::: Supplied data :::

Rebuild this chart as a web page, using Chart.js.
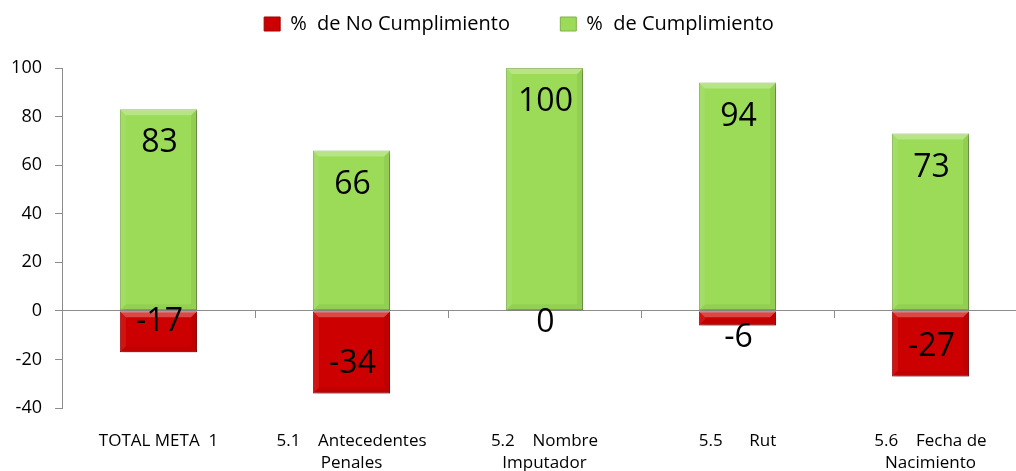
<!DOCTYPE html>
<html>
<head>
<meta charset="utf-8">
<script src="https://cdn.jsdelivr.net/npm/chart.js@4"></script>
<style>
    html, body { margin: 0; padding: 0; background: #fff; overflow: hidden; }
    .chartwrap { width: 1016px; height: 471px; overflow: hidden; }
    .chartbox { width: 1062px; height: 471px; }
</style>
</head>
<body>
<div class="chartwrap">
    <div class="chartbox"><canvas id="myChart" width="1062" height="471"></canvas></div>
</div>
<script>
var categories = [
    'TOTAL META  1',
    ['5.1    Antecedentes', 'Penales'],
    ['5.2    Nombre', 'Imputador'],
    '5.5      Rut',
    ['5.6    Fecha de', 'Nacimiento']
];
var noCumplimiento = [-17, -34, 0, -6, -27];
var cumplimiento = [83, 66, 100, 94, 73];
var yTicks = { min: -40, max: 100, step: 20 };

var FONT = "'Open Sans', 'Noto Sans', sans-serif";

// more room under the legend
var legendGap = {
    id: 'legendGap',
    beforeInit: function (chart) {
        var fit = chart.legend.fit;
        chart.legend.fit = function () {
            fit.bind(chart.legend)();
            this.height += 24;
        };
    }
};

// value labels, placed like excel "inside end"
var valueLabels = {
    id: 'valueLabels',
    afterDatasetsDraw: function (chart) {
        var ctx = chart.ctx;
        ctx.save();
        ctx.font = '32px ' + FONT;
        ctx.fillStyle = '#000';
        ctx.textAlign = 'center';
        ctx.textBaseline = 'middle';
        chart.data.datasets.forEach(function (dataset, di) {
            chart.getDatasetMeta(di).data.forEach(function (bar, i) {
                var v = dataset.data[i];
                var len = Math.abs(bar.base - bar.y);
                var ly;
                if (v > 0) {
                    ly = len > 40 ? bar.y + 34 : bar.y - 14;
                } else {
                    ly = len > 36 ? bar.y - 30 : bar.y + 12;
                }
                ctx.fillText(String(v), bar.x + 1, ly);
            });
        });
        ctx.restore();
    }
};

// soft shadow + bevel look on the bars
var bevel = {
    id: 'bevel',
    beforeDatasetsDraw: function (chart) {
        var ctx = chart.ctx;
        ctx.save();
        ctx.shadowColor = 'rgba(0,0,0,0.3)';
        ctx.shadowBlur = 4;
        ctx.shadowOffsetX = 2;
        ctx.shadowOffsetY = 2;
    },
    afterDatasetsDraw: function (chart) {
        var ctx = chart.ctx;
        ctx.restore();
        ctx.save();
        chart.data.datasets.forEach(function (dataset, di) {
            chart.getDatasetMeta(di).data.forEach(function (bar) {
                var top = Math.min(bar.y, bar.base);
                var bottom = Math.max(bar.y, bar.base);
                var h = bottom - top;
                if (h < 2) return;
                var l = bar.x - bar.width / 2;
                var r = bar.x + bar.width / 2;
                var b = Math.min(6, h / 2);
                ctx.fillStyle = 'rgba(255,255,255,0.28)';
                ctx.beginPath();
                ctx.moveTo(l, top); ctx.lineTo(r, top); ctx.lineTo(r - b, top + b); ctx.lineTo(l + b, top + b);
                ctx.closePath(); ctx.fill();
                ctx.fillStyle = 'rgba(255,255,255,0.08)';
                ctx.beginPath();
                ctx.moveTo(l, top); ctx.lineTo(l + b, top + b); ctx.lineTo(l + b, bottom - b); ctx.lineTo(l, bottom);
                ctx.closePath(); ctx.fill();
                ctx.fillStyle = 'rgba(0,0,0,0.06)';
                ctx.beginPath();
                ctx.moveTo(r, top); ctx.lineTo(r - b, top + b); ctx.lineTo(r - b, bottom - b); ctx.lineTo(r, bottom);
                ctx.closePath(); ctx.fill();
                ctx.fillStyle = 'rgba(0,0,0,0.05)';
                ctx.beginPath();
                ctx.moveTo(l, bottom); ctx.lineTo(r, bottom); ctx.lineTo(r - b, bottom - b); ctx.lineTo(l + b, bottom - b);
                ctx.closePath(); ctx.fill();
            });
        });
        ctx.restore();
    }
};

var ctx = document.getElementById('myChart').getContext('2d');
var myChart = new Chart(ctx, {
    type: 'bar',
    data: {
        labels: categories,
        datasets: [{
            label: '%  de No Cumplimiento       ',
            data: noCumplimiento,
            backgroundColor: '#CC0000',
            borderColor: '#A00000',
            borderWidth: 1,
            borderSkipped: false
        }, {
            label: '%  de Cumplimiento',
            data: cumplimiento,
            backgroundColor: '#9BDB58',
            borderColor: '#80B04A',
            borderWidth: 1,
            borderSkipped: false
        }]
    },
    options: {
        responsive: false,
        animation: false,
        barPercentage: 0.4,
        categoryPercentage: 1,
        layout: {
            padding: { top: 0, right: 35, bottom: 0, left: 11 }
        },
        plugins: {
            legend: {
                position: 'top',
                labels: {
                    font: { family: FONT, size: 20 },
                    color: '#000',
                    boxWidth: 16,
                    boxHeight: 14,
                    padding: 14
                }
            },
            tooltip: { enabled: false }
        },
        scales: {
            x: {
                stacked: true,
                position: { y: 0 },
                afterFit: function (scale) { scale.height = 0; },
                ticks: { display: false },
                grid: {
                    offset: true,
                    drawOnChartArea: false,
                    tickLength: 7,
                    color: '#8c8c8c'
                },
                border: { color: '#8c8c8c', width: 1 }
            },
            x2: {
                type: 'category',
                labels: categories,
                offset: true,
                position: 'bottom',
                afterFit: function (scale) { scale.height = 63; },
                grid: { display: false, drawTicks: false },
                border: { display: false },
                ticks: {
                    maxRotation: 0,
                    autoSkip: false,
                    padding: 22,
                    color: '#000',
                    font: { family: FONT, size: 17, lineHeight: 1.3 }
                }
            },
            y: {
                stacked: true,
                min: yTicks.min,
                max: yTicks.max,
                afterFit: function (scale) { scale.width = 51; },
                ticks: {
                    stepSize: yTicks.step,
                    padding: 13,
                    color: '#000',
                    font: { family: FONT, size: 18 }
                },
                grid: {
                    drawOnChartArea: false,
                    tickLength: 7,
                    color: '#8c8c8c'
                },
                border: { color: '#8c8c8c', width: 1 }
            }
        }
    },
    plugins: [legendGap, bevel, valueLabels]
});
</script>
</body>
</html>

:::

Images in the data above are to be skipped. Retype all other material exactly.

Rebuild this chart as a web page, using Chart.js.
<!DOCTYPE html>
<html>
<head>
<meta charset="utf-8">
<script src="https://cdn.jsdelivr.net/npm/chart.js@4"></script>
<style>
    html, body { margin: 0; padding: 0; background: #fff; overflow: hidden; }
    .chartwrap { width: 1016px; height: 471px; overflow: hidden; }
    .chartbox { width: 1062px; height: 471px; }
</style>
</head>
<body>
<div class="chartwrap">
    <div class="chartbox"><canvas id="myChart" width="1062" height="471"></canvas></div>
</div>
<script>
var categories = [
    'TOTAL META  1',
    ['5.1    Antecedentes', 'Penales'],
    ['5.2    Nombre', 'Imputador'],
    '5.5      Rut',
    ['5.6    Fecha de', 'Nacimiento']
];
var noCumplimiento = [-17, -34, 0, -6, -27];
var cumplimiento = [83, 66, 100, 94, 73];
var yTicks = { min: -40, max: 100, step: 20 };

var FONT = "'Open Sans', 'Noto Sans', sans-serif";

// more room under the legend
var legendGap = {
    id: 'legendGap',
    beforeInit: function (chart) {
        var fit = chart.legend.fit;
        chart.legend.fit = function () {
            fit.bind(chart.legend)();
            this.height += 24;
        };
    }
};

// value labels, placed like excel "inside end"
var valueLabels = {
    id: 'valueLabels',
    afterDatasetsDraw: function (chart) {
        var ctx = chart.ctx;
        ctx.save();
        ctx.font = '32px ' + FONT;
        ctx.fillStyle = '#000';
        ctx.textAlign = 'center';
        ctx.textBaseline = 'middle';
        chart.data.datasets.forEach(function (dataset, di) {
            chart.getDatasetMeta(di).data.forEach(function (bar, i) {
                var v = dataset.data[i];
                var len = Math.abs(bar.base - bar.y);
                var ly;
                if (v > 0) {
                    ly = len > 40 ? bar.y + 34 : bar.y - 14;
                } else {
                    ly = len > 36 ? bar.y - 30 : bar.y + 12;
                }
                ctx.fillText(String(v), bar.x + 1, ly);
            });
        });
        ctx.restore();
    }
};

// soft shadow + bevel look on the bars
var bevel = {
    id: 'bevel',
    beforeDatasetsDraw: function (chart) {
        var ctx = chart.ctx;
        ctx.save();
        ctx.shadowColor = 'rgba(0,0,0,0.3)';
        ctx.shadowBlur = 4;
        ctx.shadowOffsetX = 2;
        ctx.shadowOffsetY = 2;
    },
    afterDatasetsDraw: function (chart) {
        var ctx = chart.ctx;
        ctx.restore();
        ctx.save();
        chart.data.datasets.forEach(function (dataset, di) {
            chart.getDatasetMeta(di).data.forEach(function (bar) {
                var top = Math.min(bar.y, bar.base);
                var bottom = Math.max(bar.y, bar.base);
                var h = bottom - top;
                if (h < 2) return;
                var l = bar.x - bar.width / 2;
                var r = bar.x + bar.width / 2;
                var b = Math.min(6, h / 2);
                ctx.fillStyle = 'rgba(255,255,255,0.28)';
                ctx.beginPath();
                ctx.moveTo(l, top); ctx.lineTo(r, top); ctx.lineTo(r - b, top + b); ctx.lineTo(l + b, top + b);
                ctx.closePath(); ctx.fill();
                ctx.fillStyle = 'rgba(255,255,255,0.08)';
                ctx.beginPath();
                ctx.moveTo(l, top); ctx.lineTo(l + b, top + b); ctx.lineTo(l + b, bottom - b); ctx.lineTo(l, bottom);
                ctx.closePath(); ctx.fill();
                ctx.fillStyle = 'rgba(0,0,0,0.06)';
                ctx.beginPath();
                ctx.moveTo(r, top); ctx.lineTo(r - b, top + b); ctx.lineTo(r - b, bottom - b); ctx.lineTo(r, bottom);
                ctx.closePath(); ctx.fill();
                ctx.fillStyle = 'rgba(0,0,0,0.05)';
                ctx.beginPath();
                ctx.moveTo(l, bottom); ctx.lineTo(r, bottom); ctx.lineTo(r - b, bottom - b); ctx.lineTo(l + b, bottom - b);
                ctx.closePath(); ctx.fill();
            });
        });
        ctx.restore();
    }
};

var ctx = document.getElementById('myChart').getContext('2d');
var myChart = new Chart(ctx, {
    type: 'bar',
    data: {
        labels: categories,
        datasets: [{
            label: '%  de No Cumplimiento       ',
            data: noCumplimiento,
            backgroundColor: '#CC0000',
            borderColor: '#A00000',
            borderWidth: 1,
            borderSkipped: false
        }, {
            label: '%  de Cumplimiento',
            data: cumplimiento,
            backgroundColor: '#9BDB58',
            borderColor: '#80B04A',
            borderWidth: 1,
            borderSkipped: false
        }]
    },
    options: {
        responsive: false,
        animation: false,
        barPercentage: 0.4,
        categoryPercentage: 1,
        layout: {
            padding: { top: 0, right: 35, bottom: 0, left: 11 }
        },
        plugins: {
            legend: {
                position: 'top',
                labels: {
                    font: { family: FONT, size: 20 },
                    color: '#000',
                    boxWidth: 16,
                    boxHeight: 14,
                    padding: 14
                }
            },
            tooltip: { enabled: false }
        },
        scales: {
            x: {
                stacked: true,
                position: { y: 0 },
                afterFit: function (scale) { scale.height = 0; },
                ticks: { display: false },
                grid: {
                    offset: true,
                    drawOnChartArea: false,
                    tickLength: 7,
                    color: '#8c8c8c'
                },
                border: { color: '#8c8c8c', width: 1 }
            },
            x2: {
                type: 'category',
                labels: categories,
                offset: true,
                position: 'bottom',
                afterFit: function (scale) { scale.height = 63; },
                grid: { display: false, drawTicks: false },
                border: { display: false },
                ticks: {
                    maxRotation: 0,
                    autoSkip: false,
                    padding: 22,
                    color: '#000',
                    font: { family: FONT, size: 17, lineHeight: 1.3 }
                }
            },
            y: {
                stacked: true,
                min: yTicks.min,
                max: yTicks.max,
                afterFit: function (scale) { scale.width = 51; },
                ticks: {
                    stepSize: yTicks.step,
                    padding: 13,
                    color: '#000',
                    font: { family: FONT, size: 18 }
                },
                grid: {
                    drawOnChartArea: false,
                    tickLength: 7,
                    color: '#8c8c8c'
                },
                border: { color: '#8c8c8c', width: 1 }
            }
        }
    },
    plugins: [legendGap, bevel, valueLabels]
});
</script>
</body>
</html>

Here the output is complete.